The hard part is, you can’t have this because you want it. You couldn’t even have it if you needed it. It’s never going to be that easy for you, for any of you. It has taken me, us, two years to build this, and this thing was not easy. Forget what you think you see when you see us together. This thing was not easy. Although, at times it seemed to assemble itself without much design on our part. But that was and is our privilege.
You don’t have that privilege. You are fast off the block now, but the gunshot was last week.
You don’t deserve this place I now call home, the walls of which we put up with our bare hands before they were calloused. The paint that, to you, freckles my pants in chaos, was mixed on our time, and layed out evenly in thick bars without overlap. And although the heat and sweat sandpapered our brows and made it laborious at times, man, these walls. These fucking walls look divine.

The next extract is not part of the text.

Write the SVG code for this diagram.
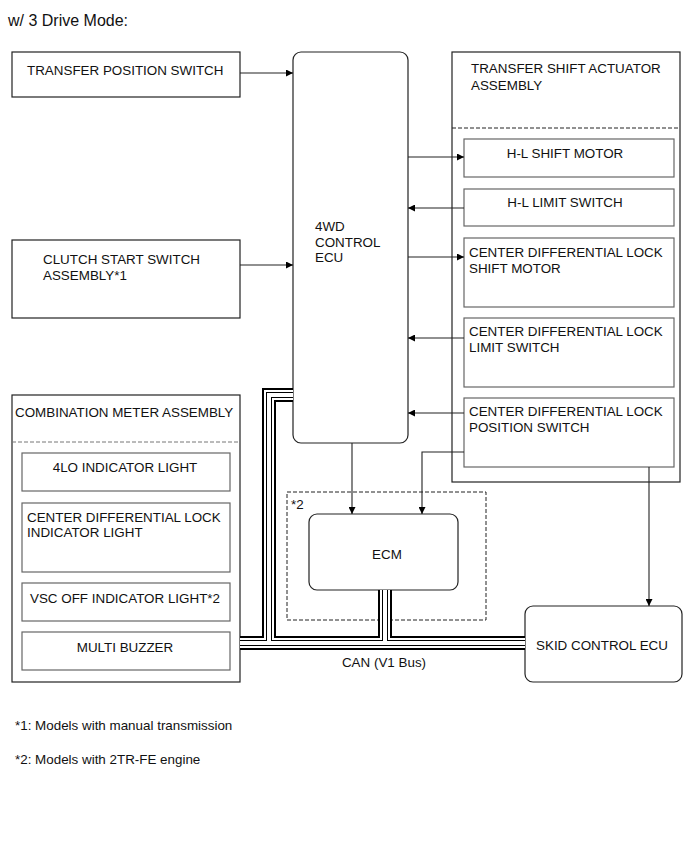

And I haven’t even told you about the floor. Would you like to know? Yes, hardwood. Where did we get the wood? Fuck you, we grew it. Though I’ve never been told this, I’ve heard that if you want something done right, then do it yourself. Mother nature could not have grown these trees any better then we have. Red Quebracho, also known as the “axe breaker.” South American. Generations of squirrels had generations of squirrels while these suckers shot up like wooden geysers through the dirt. But even so, there were several times where the floors seemed to bow and moan sharply downward so that we had no choice but to tumble towards it’s center, knocking our heads together. Teeth hitting teeth. But you should see this floor of ours. This fucking floor of ours is worth dying on.
The ceiling we had flown in from Japan, by a French Architect that speaks several endangered aboriginal languages. He is dead now.
You now must be rolling yours eyes and saying to yourself, don’t tell me, the door is made of 5Cr-Mo-V reinforced sheet steel used most frequently in aerospace engineering, and of which has an Ftu of up to 280 ksi?” It is, and it does.
There is no glass in our windows. Air passes through all space. Life is allowed to come in and out with the safety and freedom it deserves.
It has taken me two years and counting to build the place I now call home. It was not immediate. There was no rush to seize property. I did not plunge a spear in to the ground and declare it mine or call it beautiful before I knew it. I claimed it because I appreciate it. I claimed it because I thought of it, because I went to it day after day after day until I was sure there was solid enough ground in which to live on. I claimed it because it claimed me.
My point in this cluttered, heavy handed metaphor: I have a mansion with a steel door and eighteen German Shepards with the same loyalty the light has for the sun. You have a stick, a pair of binoculars, and a bag of “likes.” You are going to have to try a lot harder than that, because we can see you in the infrared scope on our homemade Tesla Cannon, and you look very very small.